LE PRESIDENT - Comme vous le savez, j'avais dit clairement, au Caire, le 30 décembre dernier, que je reprendrais des contacts avec la Syrie seulement lorsque des développements positifs et concrets seraient intervenus au Liban en vue d'une sortie de crise. Il faut bien reconnaître que l'accord de Doha, l'élection du Président Sleimane, la reconduction du Fouad Siniora dans ses fonctions de Premier ministre constituent de tels développements. J'en ai tiré les conséquences et j'ai appelé le Président Assad pour lui faire part de mon souhait de voir le processus de mise en oeuvre de l'accord se poursuivre.
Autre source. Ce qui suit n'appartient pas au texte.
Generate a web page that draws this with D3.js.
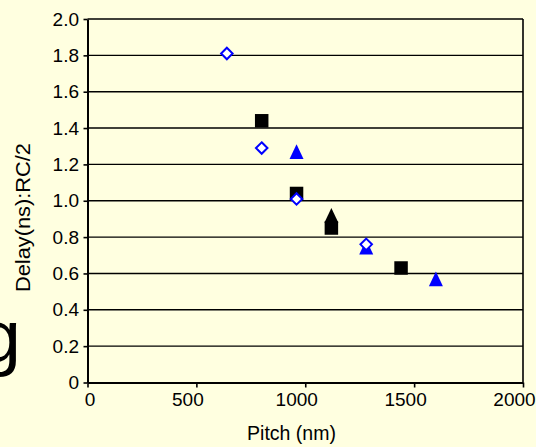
<!DOCTYPE html>
<html>
<head>
<meta charset="utf-8">
<script src="https://cdn.jsdelivr.net/npm/d3@7"></script>
<style>
  html, body { margin: 0; padding: 0; background: #ffffe0; }
  svg { display: block; }
  text { font-family: "Liberation Sans", Arial, sans-serif; fill: #000; }
</style>
</head>
<body>
<svg id="chart" width="536" height="447"></svg>
<script>
// ---- data ----
const xTickValues = [0, 500, 1000, 1500, 2000];
const xTickLabels = ["0", "500", "1000", "1500", "2000"];
const yTickValues = [0, 0.2, 0.4, 0.6, 0.8, 1.0, 1.2, 1.4, 1.6, 1.8, 2.0];
const yTickLabels = ["0", "0.2", "0.4", "0.6", "0.8", "1.0", "1.2", "1.4", "1.6", "1.8", "2.0"];

const squarePitch = [800, 960, 1120, 1440];
const squareDelay = [1.44, 1.04, 0.85, 0.63];
const blackTriPitch = [1120];
const blackTriDelay = [0.92];
const blueTriPitch = [960, 1280, 1600];
const blueTriDelay = [1.27, 0.745, 0.57];
const diamondPitch = [640, 800, 960, 1280];
const diamondDelay = [1.81, 1.29, 1.01, 0.76];

const xTitle = "Pitch (nm)";
const yTitle = "Delay(ns):RC/2";
const bigLetter = "g";

// ---- layout ----
const svg = d3.select("#chart");
const W = 536, H = 447;
const plotL = 87.5, plotR = 523, plotT = 19, plotB = 382.5;

svg.append("rect").attr("width", W).attr("height", H).attr("fill", "#ffffe0");

const x = d3.scaleLinear().domain([0, 2000]).range([plotL, plotR]);
const y = d3.scaleLinear().domain([0, 2]).range([plotB, plotT]);

// big clipped letter from the slide
svg.append("text").attr("x", 21).attr("y", 362).attr("text-anchor", "end")
  .attr("font-size", 75).text(bigLetter);

// gridlines
svg.append("g").selectAll("line").data(yTickValues.filter(v => v > 0)).join("line")
  .attr("x1", plotL).attr("x2", plotR)
  .attr("y1", d => y(d)).attr("y2", d => y(d))
  .attr("stroke", "#000").attr("stroke-width", 1.4);

// right border
svg.append("line").attr("x1", plotR).attr("x2", plotR).attr("y1", plotT).attr("y2", plotB)
  .attr("stroke", "#000").attr("stroke-width", 1.6);

// y axis
const yAxis = d3.axisLeft(y).tickValues(yTickValues).tickSize(4).tickSizeOuter(0)
  .tickFormat((d, i) => yTickLabels[i]);
const gy = svg.append("g").attr("transform", `translate(${plotL},0)`).call(yAxis);
gy.select(".domain").attr("stroke", "#000").attr("stroke-width", 2);
gy.selectAll(".tick line").attr("stroke", "#000").attr("stroke-width", 1.6);
gy.selectAll(".tick text").attr("font-size", 19).attr("x", -8.5)
  .style("font-family", '"Liberation Sans", Arial, sans-serif').attr("fill", "#000");

// x axis
const xAxis = d3.axisBottom(x).tickValues(xTickValues).tickSize(5).tickSizeOuter(0)
  .tickFormat((d, i) => xTickLabels[i]);
const gx = svg.append("g").attr("transform", `translate(0,${plotB})`).call(xAxis);
gx.select(".domain").attr("stroke", "#000").attr("stroke-width", 2);
gx.selectAll(".tick line").attr("stroke", "#000").attr("stroke-width", 1.6);
gx.selectAll(".tick text").attr("font-size", 19).attr("y", 10)
  .attr("dx", d => d === 0 ? 2 : -9)
  .style("font-family", '"Liberation Sans", Arial, sans-serif').attr("fill", "#000");

// axis titles
svg.append("text").attr("x", 291.5).attr("y", 440).attr("text-anchor", "middle")
  .attr("font-size", 19.5).text(xTitle);
svg.append("text").attr("transform", "translate(29.5,217.5) rotate(-90)")
  .attr("text-anchor", "middle").attr("font-size", 19.5)
  .attr("textLength", 149).attr("lengthAdjust", "spacingAndGlyphs").text(yTitle);

// ---- marker shapes ----
const squareType = { draw(ctx, size) { const s = Math.sqrt(size) / 2;
  ctx.moveTo(-s, -s); ctx.lineTo(s, -s); ctx.lineTo(s, s); ctx.lineTo(-s, s); ctx.closePath(); } };
const diamondType = { draw(ctx, size) { const s = Math.sqrt(size) / 2;
  ctx.moveTo(0, -s); ctx.lineTo(s, 0); ctx.lineTo(0, s); ctx.lineTo(-s, 0); ctx.closePath(); } };
const triType = { draw(ctx, size) { const s = Math.sqrt(size) / 2;
  ctx.moveTo(0, -s * 1.05); ctx.lineTo(s, s * 1.05); ctx.lineTo(-s, s * 1.05); ctx.closePath(); } };

function drawSeries(px, py, type, size, fill, stroke, sw) {
  const pts = px.map((p, i) => [p, py[i]]);
  svg.append("g").selectAll("path").data(pts).join("path")
    .attr("transform", d => `translate(${x(d[0])},${y(d[1])})`)
    .attr("d", d3.symbol().type(type).size(size)())
    .attr("fill", fill).attr("stroke", stroke).attr("stroke-width", sw);
}

drawSeries(squarePitch, squareDelay, squareType, 13.5 * 13.5, "#000", "none", 0);
drawSeries(blackTriPitch, blackTriDelay, triType, 14 * 14, "#000", "none", 0);
drawSeries(blueTriPitch, blueTriDelay, triType, 14 * 14, "#0000ff", "none", 0);
drawSeries(diamondPitch, diamondDelay, diamondType, 11.5 * 11.5, "#ffffff", "#0000ff", 2);
</script>
</body>
</html>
Je lui ai aussi dit que les pourparlers indirects de son pays avec Israël, via la Turquie allaient également dans le bon sens et je l'ai encouragé à poursuivre sur cette voie. J'ai également saisi cette occasion pour l'inviter à participer au Sommet de l'Union pour la Méditerranée, le 13 juillet, comme j'ai invité tous les chefs d'Etat et de gouvernement des pays méditerranéens, à commencer par le Président Sleimane.
Aujourd'hui, une nouvelle page est peut-être en train de s'ouvrir dans les relations entre la France et la Syrie. Depuis trop longtemps, la situation de blocage et de crise au Liban empêchait la reprise progressive d'un dialogue£ je veux dire d'un vrai dialogue qui permette à nos deux pays de parler de leurs intérêts communs. Les choses sont peut-être en train de changer. C'est en tout cas ce que je souhaite.
Je crois que le sort du Liban et de la région sont intimement liés. Il n'y aura pas de paix et de stabilité au Proche-Orient s'il n'y en a pas au Liban. Mon souhait, mon espoir est que Damas contribue positivement à faire en sorte que l'Etat du Cèdre redevienne ce qu'il n'aurait jamais dû cesser d'être : un pays ouvert et prospère, uni dans la diversité, sûr et stable, souverain et indépendant. Tout le monde devrait trouver intérêt à la stabilisation du Liban.
QUESTION - Pensez-vous que l'action du Tribunal spécial pour le Liban pourrait faire l'objet d'un quelconque marchandage avec Damas en cas d'amélioration des rapports du régime syrien avec les pays occidentaux ?LE PRESIDENT - Les Libanais veulent mettre fin à l'impunité et ont soif de justice. La communauté internationale est déterminée à aider le Liban à tourner la page des assassinats politiques. La mise en place du Tribunal spécial progresse rapidement. Il s'agit d'un processus irréversible et les résolutions du Conseil de Sécurité des Nations Unies s'imposent à tous. J'accorde une grande importance à ce dossier, qui continue de fait l'objet d'une attention toute particulière de la communauté internationale. On l'a encore vu récemment lorsque le Conseil de sécurité a décidé à l'unanimité d'étendre le mandat de la commission d'enquête pour six mois, sur la base d'un projet français.